Most organizations passed through Jan. 1, 2000, with few computer glitches, in contrast to the nuclear winter scenario espoused by some consultants, religious fundamentalists and the popular media.
Then came February, and with it an extra day, which some experts speculated could baffle real-time clocks, operating systems and application logic.
But that, too, has passed without much ado, although a few interesting problems have emerged.
One executive reported checking into the Westin Copley Place Hotel in Boston at 3 a.m. on Feb. 29, but was unable to get an electronic room key until later in the day.
Steve Pellegrino, a spokesman for the hotel, confirmed that the company's guest key system, called Saflok, was down for several hours until noon on Tuesday, thus making it impossible to create magnetic keys for hotel guests. According to Pellegrino, a leap year-compliant version of the software exists but had not been installed at all Westin hotels.
As a work-around, the Westin Copley Place used a set of permanent backup keys during the hours the system was down, Pellegrino said.
Peter de Jager, the renowned Brampton, Ontario, Y2k consultant, said he was unaware of any major problems resulting from the leap-year rollover. De Jager did say that he received an e-mail message from someone who claimed his Timex wristwatch jumped from Feb. 28 to March 1 without registering Feb. 29. Officials at Timex were not immediately available for comment.
Dale Vecchio, an analyst at Gartner Group said the prospect of a century rollover - combined with a leap year - gave organizations added incentive to remediate their systems. "I hope this leap day brings closure to the year 2000 problem," Vecchio said.

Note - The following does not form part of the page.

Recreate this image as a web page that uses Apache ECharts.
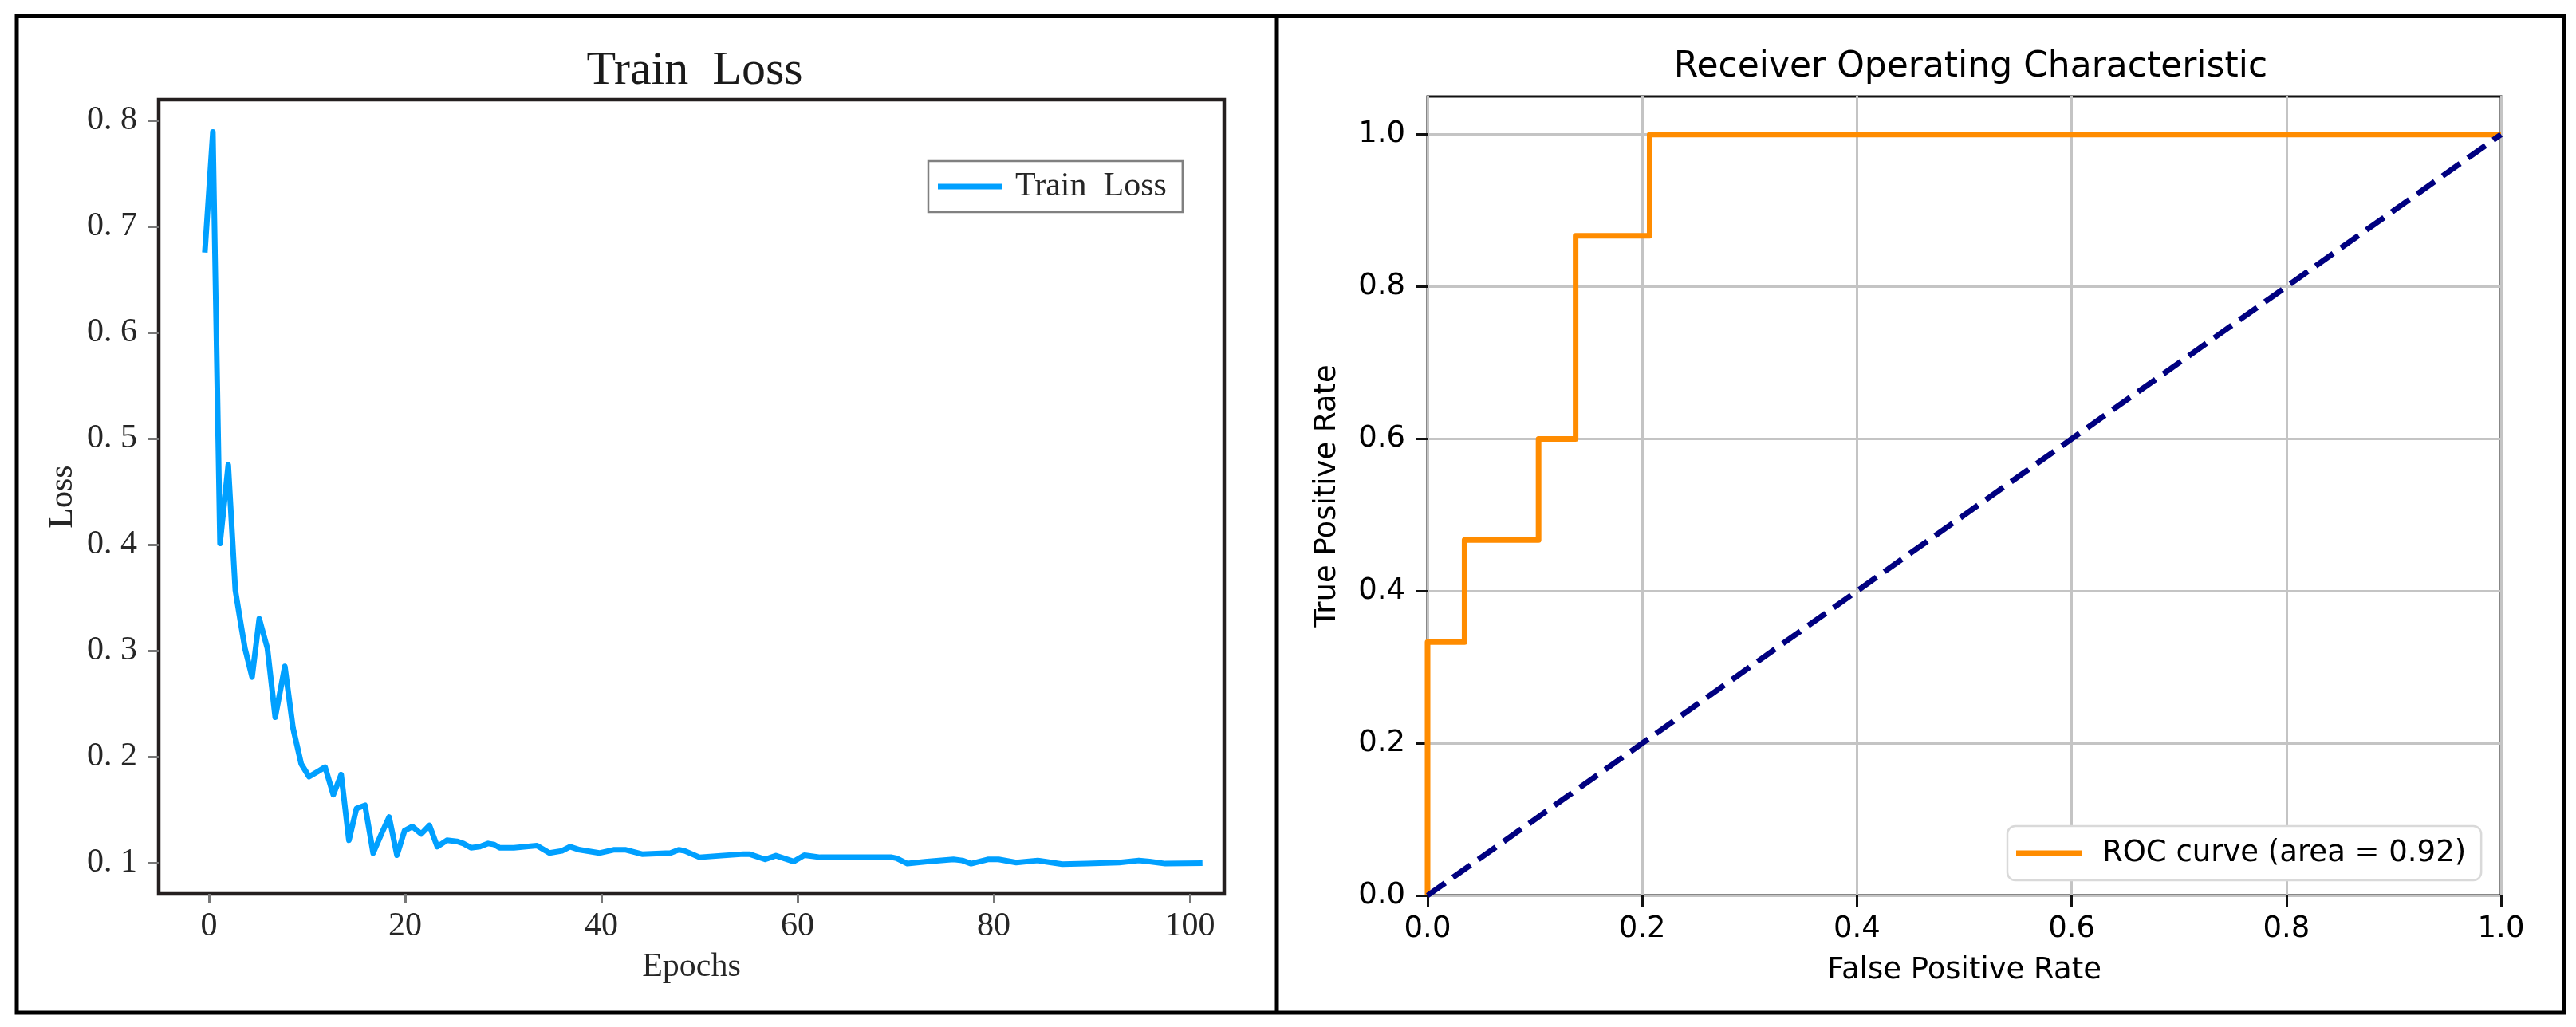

Vecchio noted there were other specific dates that were expected to be troublemakers, including July 1, 1999 - the beginning of a new fiscal year for many companies - and Sept. 9, 1999, sometimes entered as 9999 or 999 in some computer programs, a routine that some programmers use to signify an end point in a routine. Neither date yielded any serious problems.
Vecchio said that Feb. 29, just like those other nuisance dates, also has not created any major problems. "Solutions to these and other Y2k issues that may come up have now fallen into the general systems maintenance bucket," Vecchio said.
Still, there were some problems reported in Japan, according to the IDG News Service. The Meteorological Agency there said it experienced some glitches with its Automated Meteorological Data Acquisition System (AMeDAS) network of weather-monitoring stations.
Some stations in western and southwestern Japan reported erroneous rain, wind and temperature measurements early Tuesday morning, the agency said.
Another failure hit the automatic teller machine network in Japan's post office, affecting service at approximately 5 percent of its 25,000 machines nationwide. The post office said the machines printed receipts bearing the date March 1.
Alan Arnold, director of Ernst & Young LLP's advanced development center said, "Either we've done a pretty good job (in remediating mainframe systems), or clients haven't reported problems."
Reflecting on all of the work done to fix the Y2k problem, Peter de Jager said it "astounded me that we pulled this off."
And while the Y2k project experience may have convinced many IT people that ongoing documentation and systems maintenance can prevent future problems, de Jager isn't convinced that managers have learned their lesson. "The whole strategy of windowing (a shortcut Y2k programming technique used by most organizations without expanding date fields to four characters) will come back to haunt us. It has not been documented properly."